START

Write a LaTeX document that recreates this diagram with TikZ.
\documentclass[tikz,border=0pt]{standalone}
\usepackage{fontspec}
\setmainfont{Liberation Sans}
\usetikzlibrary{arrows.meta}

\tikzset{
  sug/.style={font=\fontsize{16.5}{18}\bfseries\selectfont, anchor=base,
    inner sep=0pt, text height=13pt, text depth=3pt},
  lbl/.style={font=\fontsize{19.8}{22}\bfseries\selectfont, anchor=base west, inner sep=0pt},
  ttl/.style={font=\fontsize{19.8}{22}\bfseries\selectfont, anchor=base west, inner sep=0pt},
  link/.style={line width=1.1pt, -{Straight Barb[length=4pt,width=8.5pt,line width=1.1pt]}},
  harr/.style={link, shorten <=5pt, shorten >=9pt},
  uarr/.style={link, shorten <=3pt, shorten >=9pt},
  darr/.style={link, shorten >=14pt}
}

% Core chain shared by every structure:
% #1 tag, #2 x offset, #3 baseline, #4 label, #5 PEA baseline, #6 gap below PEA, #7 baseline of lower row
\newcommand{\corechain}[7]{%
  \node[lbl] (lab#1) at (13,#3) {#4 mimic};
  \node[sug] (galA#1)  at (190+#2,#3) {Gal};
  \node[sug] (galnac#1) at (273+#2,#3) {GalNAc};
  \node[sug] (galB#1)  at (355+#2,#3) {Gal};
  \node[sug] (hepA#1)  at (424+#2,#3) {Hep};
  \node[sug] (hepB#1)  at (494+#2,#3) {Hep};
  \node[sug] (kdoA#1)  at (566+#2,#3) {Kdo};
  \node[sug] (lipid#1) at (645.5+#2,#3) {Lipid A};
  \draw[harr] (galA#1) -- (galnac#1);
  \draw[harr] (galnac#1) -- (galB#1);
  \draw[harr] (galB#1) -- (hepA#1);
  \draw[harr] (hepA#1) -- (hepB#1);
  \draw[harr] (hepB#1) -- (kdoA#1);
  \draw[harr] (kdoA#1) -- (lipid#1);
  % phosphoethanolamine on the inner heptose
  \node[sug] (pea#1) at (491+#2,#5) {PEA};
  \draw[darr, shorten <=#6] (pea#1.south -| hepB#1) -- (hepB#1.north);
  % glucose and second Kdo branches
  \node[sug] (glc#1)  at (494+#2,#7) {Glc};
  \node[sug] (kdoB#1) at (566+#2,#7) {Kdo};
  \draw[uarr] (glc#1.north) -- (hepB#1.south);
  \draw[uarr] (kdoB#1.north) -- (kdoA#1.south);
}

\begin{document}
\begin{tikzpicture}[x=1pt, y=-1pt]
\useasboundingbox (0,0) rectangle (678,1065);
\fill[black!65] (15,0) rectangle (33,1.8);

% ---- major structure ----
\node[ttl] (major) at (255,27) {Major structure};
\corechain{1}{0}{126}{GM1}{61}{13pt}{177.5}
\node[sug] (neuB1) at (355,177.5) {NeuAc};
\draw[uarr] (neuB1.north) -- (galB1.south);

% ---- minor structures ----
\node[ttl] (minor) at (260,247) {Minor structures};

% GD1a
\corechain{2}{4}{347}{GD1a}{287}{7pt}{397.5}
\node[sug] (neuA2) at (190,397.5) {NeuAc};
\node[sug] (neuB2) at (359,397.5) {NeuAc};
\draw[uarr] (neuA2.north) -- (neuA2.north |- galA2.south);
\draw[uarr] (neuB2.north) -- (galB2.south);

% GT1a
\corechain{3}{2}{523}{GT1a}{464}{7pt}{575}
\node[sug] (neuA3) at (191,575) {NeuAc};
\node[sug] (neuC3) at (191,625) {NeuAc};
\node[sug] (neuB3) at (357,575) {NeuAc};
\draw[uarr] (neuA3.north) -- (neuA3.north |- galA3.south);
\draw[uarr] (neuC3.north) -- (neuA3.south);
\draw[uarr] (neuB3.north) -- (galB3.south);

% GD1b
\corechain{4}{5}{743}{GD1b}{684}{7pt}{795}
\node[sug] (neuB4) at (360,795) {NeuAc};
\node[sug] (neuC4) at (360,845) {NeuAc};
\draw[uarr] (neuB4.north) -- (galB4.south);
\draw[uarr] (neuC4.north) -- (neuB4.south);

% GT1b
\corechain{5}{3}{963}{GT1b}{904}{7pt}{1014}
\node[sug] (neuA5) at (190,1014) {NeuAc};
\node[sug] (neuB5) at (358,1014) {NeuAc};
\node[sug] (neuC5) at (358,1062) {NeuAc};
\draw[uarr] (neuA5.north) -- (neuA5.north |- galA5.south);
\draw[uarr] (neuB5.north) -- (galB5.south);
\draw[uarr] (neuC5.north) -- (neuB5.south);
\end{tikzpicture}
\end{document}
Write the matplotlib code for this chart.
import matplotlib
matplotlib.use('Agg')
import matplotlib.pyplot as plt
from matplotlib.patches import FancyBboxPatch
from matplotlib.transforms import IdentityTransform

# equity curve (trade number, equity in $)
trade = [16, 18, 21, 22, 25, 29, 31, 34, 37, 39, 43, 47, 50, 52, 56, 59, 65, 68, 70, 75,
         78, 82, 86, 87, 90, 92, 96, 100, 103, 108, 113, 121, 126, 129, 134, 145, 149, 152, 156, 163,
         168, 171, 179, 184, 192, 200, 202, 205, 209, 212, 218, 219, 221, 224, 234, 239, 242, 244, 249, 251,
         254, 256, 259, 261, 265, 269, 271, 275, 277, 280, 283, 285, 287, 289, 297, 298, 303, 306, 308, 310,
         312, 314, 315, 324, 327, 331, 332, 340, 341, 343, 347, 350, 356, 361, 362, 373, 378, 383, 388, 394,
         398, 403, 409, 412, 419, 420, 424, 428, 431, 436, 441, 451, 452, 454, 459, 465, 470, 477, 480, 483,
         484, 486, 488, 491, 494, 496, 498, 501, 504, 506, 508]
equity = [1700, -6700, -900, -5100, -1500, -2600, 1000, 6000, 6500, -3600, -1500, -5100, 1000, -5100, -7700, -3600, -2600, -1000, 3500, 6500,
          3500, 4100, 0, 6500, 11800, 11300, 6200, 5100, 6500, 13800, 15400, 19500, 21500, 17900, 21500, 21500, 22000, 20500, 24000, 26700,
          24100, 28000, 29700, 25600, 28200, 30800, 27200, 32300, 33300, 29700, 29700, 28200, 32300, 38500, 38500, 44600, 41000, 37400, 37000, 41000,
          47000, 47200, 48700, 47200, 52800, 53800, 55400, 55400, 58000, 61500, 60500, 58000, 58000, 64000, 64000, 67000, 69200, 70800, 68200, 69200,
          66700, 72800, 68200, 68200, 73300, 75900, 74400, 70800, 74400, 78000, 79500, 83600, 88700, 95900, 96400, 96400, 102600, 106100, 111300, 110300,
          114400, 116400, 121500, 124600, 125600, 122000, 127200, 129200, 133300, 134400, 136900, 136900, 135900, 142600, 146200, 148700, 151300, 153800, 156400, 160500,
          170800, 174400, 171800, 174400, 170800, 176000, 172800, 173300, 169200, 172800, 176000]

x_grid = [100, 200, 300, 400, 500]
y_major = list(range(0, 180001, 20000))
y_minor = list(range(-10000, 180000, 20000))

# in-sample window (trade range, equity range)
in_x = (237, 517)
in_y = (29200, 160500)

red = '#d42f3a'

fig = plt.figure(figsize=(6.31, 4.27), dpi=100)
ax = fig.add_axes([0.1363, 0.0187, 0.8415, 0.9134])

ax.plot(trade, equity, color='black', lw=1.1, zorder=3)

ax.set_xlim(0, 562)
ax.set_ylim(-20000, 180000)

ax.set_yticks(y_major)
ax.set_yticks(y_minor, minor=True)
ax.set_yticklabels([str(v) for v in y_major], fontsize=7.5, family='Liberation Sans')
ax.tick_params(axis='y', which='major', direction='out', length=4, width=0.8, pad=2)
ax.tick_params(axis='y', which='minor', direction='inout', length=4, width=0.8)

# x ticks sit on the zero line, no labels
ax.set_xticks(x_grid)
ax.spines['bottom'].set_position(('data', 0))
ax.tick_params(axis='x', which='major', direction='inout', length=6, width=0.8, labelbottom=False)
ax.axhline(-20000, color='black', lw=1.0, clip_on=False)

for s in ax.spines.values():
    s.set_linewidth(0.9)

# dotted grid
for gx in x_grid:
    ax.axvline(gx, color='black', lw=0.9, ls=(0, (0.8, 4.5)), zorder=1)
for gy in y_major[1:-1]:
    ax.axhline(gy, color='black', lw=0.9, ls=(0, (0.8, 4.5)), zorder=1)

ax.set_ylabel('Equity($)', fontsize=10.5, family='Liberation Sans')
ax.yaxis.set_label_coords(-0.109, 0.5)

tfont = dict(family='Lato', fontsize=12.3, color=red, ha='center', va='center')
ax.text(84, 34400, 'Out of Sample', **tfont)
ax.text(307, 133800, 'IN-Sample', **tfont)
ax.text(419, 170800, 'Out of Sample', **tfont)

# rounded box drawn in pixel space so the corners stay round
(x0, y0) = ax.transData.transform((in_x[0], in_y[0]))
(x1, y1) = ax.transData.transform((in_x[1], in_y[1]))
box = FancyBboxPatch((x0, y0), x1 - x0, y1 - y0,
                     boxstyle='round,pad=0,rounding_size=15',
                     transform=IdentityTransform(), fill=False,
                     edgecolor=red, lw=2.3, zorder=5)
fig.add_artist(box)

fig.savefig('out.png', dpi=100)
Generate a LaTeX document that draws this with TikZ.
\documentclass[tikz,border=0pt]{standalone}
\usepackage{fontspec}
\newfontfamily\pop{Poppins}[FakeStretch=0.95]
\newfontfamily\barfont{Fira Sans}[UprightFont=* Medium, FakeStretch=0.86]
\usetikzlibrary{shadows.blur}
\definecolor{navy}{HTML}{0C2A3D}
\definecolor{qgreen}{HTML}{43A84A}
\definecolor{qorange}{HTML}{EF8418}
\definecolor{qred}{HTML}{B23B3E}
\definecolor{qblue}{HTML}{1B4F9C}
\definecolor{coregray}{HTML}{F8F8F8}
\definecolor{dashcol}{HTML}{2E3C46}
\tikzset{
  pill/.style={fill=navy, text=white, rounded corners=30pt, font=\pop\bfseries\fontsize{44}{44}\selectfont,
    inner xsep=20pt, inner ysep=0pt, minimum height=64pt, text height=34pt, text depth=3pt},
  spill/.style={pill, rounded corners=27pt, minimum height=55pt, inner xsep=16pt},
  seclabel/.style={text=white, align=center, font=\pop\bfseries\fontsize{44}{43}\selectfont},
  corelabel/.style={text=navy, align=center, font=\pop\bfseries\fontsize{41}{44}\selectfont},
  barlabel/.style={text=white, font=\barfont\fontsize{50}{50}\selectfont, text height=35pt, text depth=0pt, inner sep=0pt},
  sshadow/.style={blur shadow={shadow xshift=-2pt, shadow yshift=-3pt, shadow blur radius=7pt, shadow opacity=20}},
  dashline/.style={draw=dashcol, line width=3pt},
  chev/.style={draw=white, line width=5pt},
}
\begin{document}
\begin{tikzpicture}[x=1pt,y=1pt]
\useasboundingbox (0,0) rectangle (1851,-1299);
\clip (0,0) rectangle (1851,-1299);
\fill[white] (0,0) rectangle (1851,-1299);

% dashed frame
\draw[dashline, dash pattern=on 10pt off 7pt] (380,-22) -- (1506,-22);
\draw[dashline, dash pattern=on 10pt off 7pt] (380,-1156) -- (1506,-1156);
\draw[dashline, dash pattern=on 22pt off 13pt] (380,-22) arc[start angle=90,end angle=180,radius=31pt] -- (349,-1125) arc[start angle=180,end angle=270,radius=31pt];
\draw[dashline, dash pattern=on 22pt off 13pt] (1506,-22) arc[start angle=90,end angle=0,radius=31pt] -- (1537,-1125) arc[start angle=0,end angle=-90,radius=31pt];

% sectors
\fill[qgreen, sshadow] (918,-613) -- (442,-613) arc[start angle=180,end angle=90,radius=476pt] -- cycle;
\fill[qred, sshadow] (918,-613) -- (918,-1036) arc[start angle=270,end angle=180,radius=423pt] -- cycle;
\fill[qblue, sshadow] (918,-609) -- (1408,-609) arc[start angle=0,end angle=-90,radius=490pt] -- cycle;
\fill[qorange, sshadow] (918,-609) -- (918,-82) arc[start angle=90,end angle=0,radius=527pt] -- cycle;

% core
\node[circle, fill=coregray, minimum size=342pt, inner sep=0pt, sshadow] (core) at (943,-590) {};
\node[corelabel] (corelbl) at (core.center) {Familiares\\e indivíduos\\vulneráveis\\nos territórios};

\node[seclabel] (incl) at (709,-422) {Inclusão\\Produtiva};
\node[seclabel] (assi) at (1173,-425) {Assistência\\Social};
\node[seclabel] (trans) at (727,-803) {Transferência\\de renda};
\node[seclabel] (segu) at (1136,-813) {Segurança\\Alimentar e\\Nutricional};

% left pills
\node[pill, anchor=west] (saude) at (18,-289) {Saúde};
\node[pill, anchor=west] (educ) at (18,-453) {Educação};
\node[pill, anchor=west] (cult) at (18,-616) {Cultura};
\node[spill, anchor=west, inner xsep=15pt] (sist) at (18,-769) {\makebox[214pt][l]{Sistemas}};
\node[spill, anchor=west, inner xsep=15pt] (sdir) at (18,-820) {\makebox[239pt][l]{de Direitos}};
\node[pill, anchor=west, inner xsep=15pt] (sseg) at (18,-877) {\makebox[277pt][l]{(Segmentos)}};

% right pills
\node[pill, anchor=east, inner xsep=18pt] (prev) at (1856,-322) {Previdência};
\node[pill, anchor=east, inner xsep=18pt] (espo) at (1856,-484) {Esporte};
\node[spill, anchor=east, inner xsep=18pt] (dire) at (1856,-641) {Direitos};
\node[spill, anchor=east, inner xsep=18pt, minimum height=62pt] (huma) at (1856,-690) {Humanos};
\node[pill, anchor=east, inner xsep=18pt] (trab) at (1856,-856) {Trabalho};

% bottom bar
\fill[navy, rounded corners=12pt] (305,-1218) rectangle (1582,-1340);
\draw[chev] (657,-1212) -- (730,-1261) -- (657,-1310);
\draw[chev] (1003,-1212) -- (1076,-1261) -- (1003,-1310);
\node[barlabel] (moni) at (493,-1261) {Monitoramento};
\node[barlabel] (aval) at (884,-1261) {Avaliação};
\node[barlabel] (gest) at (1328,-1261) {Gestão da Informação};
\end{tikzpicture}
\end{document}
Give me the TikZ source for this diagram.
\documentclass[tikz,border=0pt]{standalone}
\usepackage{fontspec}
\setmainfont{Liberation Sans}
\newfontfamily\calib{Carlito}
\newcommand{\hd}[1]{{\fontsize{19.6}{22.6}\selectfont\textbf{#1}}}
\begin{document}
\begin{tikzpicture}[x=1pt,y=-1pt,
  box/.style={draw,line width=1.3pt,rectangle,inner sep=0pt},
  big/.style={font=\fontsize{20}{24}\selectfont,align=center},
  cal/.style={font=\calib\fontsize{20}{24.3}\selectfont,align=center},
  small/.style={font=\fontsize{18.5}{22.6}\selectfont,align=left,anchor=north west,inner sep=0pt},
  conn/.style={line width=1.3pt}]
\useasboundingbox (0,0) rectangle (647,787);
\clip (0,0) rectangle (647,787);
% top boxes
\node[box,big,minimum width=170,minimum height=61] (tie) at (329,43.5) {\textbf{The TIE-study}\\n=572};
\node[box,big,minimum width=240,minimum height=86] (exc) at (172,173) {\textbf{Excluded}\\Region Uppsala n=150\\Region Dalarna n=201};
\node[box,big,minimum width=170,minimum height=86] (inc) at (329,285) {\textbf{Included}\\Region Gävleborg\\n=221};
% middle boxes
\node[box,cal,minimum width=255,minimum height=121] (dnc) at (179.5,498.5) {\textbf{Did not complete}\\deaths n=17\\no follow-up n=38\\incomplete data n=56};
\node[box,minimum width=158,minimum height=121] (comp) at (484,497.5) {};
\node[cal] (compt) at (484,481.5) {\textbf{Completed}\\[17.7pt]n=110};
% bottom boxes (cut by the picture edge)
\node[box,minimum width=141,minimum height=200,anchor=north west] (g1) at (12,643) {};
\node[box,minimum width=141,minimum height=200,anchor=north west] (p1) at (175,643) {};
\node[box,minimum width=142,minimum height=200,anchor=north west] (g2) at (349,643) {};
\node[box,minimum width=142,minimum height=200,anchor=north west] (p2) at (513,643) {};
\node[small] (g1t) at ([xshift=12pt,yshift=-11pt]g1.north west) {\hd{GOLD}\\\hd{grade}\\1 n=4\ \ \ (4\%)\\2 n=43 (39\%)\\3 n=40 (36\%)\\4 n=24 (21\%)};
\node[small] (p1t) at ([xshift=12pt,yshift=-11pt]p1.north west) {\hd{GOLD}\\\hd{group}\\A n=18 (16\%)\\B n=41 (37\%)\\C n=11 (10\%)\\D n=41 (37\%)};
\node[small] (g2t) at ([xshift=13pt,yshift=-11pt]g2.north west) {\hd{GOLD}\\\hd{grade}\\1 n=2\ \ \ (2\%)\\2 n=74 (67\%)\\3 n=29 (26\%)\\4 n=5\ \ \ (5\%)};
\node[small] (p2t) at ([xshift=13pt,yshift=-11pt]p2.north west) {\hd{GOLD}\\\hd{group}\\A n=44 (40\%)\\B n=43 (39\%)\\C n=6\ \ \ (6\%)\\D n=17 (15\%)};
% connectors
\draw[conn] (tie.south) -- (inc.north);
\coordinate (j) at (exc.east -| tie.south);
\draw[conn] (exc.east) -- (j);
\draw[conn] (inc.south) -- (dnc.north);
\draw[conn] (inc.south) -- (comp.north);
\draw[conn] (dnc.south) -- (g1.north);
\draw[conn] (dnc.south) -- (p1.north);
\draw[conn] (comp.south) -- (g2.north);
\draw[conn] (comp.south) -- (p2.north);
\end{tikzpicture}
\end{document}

END

WHAT THE TASK ASKS
Exactly those lines that run from the line with "Write the matplotlib code for this chart." through the line with "from matplotlib.transforms import" are to be reproduced; both end lines belong to the range.

RESULT
Write the matplotlib code for this chart.
import matplotlib
matplotlib.use('Agg')
import matplotlib.pyplot as plt
from matplotlib.patches import FancyBboxPatch
from matplotlib.transforms import IdentityTransform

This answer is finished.